What you have to do: Your task is to give the data again, exactly, with every line intact.

Data extract:

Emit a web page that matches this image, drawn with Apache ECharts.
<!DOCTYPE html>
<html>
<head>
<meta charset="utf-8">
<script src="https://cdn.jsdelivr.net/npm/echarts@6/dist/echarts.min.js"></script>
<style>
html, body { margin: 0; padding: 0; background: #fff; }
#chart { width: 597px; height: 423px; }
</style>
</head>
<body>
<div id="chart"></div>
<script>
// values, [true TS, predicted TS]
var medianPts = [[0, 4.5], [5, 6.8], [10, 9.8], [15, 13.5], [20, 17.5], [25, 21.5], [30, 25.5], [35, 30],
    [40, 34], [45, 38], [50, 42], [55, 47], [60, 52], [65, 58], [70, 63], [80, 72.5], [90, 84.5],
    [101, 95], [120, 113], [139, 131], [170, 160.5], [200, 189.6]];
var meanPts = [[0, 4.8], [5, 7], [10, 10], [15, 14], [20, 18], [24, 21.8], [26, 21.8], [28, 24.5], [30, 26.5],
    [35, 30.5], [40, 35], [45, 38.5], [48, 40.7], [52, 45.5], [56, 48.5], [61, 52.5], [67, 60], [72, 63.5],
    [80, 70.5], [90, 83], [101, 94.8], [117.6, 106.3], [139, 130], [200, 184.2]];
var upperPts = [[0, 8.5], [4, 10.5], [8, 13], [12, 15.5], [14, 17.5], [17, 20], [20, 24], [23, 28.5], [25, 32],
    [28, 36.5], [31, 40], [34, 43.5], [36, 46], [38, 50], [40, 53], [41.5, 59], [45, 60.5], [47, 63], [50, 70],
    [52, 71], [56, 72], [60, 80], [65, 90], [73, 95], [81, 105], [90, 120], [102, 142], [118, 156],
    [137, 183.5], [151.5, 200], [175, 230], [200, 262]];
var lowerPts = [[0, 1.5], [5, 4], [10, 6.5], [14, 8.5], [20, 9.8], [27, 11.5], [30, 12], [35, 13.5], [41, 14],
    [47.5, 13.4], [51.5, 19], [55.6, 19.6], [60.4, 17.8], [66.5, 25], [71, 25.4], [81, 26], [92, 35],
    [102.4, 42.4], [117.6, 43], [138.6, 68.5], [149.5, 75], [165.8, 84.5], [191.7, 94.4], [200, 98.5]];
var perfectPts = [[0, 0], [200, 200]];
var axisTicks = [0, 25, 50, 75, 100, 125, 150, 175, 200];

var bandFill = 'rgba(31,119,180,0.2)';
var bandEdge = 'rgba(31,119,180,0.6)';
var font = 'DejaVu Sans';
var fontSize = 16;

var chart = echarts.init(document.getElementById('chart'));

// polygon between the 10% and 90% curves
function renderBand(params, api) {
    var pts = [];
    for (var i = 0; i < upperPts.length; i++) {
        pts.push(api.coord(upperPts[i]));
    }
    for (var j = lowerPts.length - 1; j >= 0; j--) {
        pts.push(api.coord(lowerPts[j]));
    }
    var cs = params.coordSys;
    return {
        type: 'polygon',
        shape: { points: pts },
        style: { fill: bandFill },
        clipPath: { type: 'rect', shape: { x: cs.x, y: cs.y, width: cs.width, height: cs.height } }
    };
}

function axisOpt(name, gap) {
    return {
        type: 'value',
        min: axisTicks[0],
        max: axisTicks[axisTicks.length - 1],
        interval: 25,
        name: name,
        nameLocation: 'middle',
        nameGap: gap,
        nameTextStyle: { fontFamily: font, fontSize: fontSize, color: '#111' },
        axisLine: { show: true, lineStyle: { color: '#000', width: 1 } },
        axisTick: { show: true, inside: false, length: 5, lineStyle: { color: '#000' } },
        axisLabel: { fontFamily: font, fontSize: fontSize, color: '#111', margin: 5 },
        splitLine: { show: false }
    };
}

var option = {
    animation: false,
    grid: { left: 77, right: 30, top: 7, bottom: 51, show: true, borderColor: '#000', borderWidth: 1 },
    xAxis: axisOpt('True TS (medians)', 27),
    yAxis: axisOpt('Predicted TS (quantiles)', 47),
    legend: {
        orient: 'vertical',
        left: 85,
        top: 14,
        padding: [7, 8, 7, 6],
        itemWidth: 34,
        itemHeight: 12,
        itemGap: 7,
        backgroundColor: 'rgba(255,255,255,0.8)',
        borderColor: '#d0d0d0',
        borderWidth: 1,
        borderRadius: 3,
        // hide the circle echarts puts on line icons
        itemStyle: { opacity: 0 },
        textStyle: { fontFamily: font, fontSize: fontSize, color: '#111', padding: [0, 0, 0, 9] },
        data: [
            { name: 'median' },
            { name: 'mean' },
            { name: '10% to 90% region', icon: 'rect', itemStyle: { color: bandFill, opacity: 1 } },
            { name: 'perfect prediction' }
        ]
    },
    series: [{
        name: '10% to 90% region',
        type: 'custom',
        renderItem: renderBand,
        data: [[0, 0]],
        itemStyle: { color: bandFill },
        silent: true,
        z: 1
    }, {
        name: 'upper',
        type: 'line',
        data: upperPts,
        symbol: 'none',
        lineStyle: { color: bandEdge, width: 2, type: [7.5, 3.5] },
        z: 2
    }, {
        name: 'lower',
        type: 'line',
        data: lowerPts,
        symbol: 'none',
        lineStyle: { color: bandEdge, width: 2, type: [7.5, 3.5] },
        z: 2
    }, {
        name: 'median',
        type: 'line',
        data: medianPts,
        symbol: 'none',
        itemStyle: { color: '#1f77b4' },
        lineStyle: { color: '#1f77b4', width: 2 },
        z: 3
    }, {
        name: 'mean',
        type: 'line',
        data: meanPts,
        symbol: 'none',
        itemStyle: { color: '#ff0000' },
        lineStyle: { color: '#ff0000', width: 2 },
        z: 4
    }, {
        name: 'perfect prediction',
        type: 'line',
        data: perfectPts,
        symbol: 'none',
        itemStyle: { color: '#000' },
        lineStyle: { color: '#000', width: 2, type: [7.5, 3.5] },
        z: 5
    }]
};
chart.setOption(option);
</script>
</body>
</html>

Final answer:
Emit a web page that matches this image, drawn with Apache ECharts.
<!DOCTYPE html>
<html>
<head>
<meta charset="utf-8">
<script src="https://cdn.jsdelivr.net/npm/echarts@6/dist/echarts.min.js"></script>
<style>
html, body { margin: 0; padding: 0; background: #fff; }
#chart { width: 597px; height: 423px; }
</style>
</head>
<body>
<div id="chart"></div>
<script>
// values, [true TS, predicted TS]
var medianPts = [[0, 4.5], [5, 6.8], [10, 9.8], [15, 13.5], [20, 17.5], [25, 21.5], [30, 25.5], [35, 30],
    [40, 34], [45, 38], [50, 42], [55, 47], [60, 52], [65, 58], [70, 63], [80, 72.5], [90, 84.5],
    [101, 95], [120, 113], [139, 131], [170, 160.5], [200, 189.6]];
var meanPts = [[0, 4.8], [5, 7], [10, 10], [15, 14], [20, 18], [24, 21.8], [26, 21.8], [28, 24.5], [30, 26.5],
    [35, 30.5], [40, 35], [45, 38.5], [48, 40.7], [52, 45.5], [56, 48.5], [61, 52.5], [67, 60], [72, 63.5],
    [80, 70.5], [90, 83], [101, 94.8], [117.6, 106.3], [139, 130], [200, 184.2]];
var upperPts = [[0, 8.5], [4, 10.5], [8, 13], [12, 15.5], [14, 17.5], [17, 20], [20, 24], [23, 28.5], [25, 32],
    [28, 36.5], [31, 40], [34, 43.5], [36, 46], [38, 50], [40, 53], [41.5, 59], [45, 60.5], [47, 63], [50, 70],
    [52, 71], [56, 72], [60, 80], [65, 90], [73, 95], [81, 105], [90, 120], [102, 142], [118, 156],
    [137, 183.5], [151.5, 200], [175, 230], [200, 262]];
var lowerPts = [[0, 1.5], [5, 4], [10, 6.5], [14, 8.5], [20, 9.8], [27, 11.5], [30, 12], [35, 13.5], [41, 14],
    [47.5, 13.4], [51.5, 19], [55.6, 19.6], [60.4, 17.8], [66.5, 25], [71, 25.4], [81, 26], [92, 35],
    [102.4, 42.4], [117.6, 43], [138.6, 68.5], [149.5, 75], [165.8, 84.5], [191.7, 94.4], [200, 98.5]];
var perfectPts = [[0, 0], [200, 200]];
var axisTicks = [0, 25, 50, 75, 100, 125, 150, 175, 200];

var bandFill = 'rgba(31,119,180,0.2)';
var bandEdge = 'rgba(31,119,180,0.6)';
var font = 'DejaVu Sans';
var fontSize = 16;

var chart = echarts.init(document.getElementById('chart'));

// polygon between the 10% and 90% curves
function renderBand(params, api) {
    var pts = [];
    for (var i = 0; i < upperPts.length; i++) {
        pts.push(api.coord(upperPts[i]));
    }
    for (var j = lowerPts.length - 1; j >= 0; j--) {
        pts.push(api.coord(lowerPts[j]));
    }
    var cs = params.coordSys;
    return {
        type: 'polygon',
        shape: { points: pts },
        style: { fill: bandFill },
        clipPath: { type: 'rect', shape: { x: cs.x, y: cs.y, width: cs.width, height: cs.height } }
    };
}

function axisOpt(name, gap) {
    return {
        type: 'value',
        min: axisTicks[0],
        max: axisTicks[axisTicks.length - 1],
        interval: 25,
        name: name,
        nameLocation: 'middle',
        nameGap: gap,
        nameTextStyle: { fontFamily: font, fontSize: fontSize, color: '#111' },
        axisLine: { show: true, lineStyle: { color: '#000', width: 1 } },
        axisTick: { show: true, inside: false, length: 5, lineStyle: { color: '#000' } },
        axisLabel: { fontFamily: font, fontSize: fontSize, color: '#111', margin: 5 },
        splitLine: { show: false }
    };
}

var option = {
    animation: false,
    grid: { left: 77, right: 30, top: 7, bottom: 51, show: true, borderColor: '#000', borderWidth: 1 },
    xAxis: axisOpt('True TS (medians)', 27),
    yAxis: axisOpt('Predicted TS (quantiles)', 47),
    legend: {
        orient: 'vertical',
        left: 85,
        top: 14,
        padding: [7, 8, 7, 6],
        itemWidth: 34,
        itemHeight: 12,
        itemGap: 7,
        backgroundColor: 'rgba(255,255,255,0.8)',
        borderColor: '#d0d0d0',
        borderWidth: 1,
        borderRadius: 3,
        // hide the circle echarts puts on line icons
        itemStyle: { opacity: 0 },
        textStyle: { fontFamily: font, fontSize: fontSize, color: '#111', padding: [0, 0, 0, 9] },
        data: [
            { name: 'median' },
            { name: 'mean' },
            { name: '10% to 90% region', icon: 'rect', itemStyle: { color: bandFill, opacity: 1 } },
            { name: 'perfect prediction' }
        ]
    },
    series: [{
        name: '10% to 90% region',
        type: 'custom',
        renderItem: renderBand,
        data: [[0, 0]],
        itemStyle: { color: bandFill },
        silent: true,
        z: 1
    }, {
        name: 'upper',
        type: 'line',
        data: upperPts,
        symbol: 'none',
        lineStyle: { color: bandEdge, width: 2, type: [7.5, 3.5] },
        z: 2
    }, {
        name: 'lower',
        type: 'line',
        data: lowerPts,
        symbol: 'none',
        lineStyle: { color: bandEdge, width: 2, type: [7.5, 3.5] },
        z: 2
    }, {
        name: 'median',
        type: 'line',
        data: medianPts,
        symbol: 'none',
        itemStyle: { color: '#1f77b4' },
        lineStyle: { color: '#1f77b4', width: 2 },
        z: 3
    }, {
        name: 'mean',
        type: 'line',
        data: meanPts,
        symbol: 'none',
        itemStyle: { color: '#ff0000' },
        lineStyle: { color: '#ff0000', width: 2 },
        z: 4
    }, {
        name: 'perfect prediction',
        type: 'line',
        data: perfectPts,
        symbol: 'none',
        itemStyle: { color: '#000' },
        lineStyle: { color: '#000', width: 2, type: [7.5, 3.5] },
        z: 5
    }]
};
chart.setOption(option);
</script>
</body>
</html>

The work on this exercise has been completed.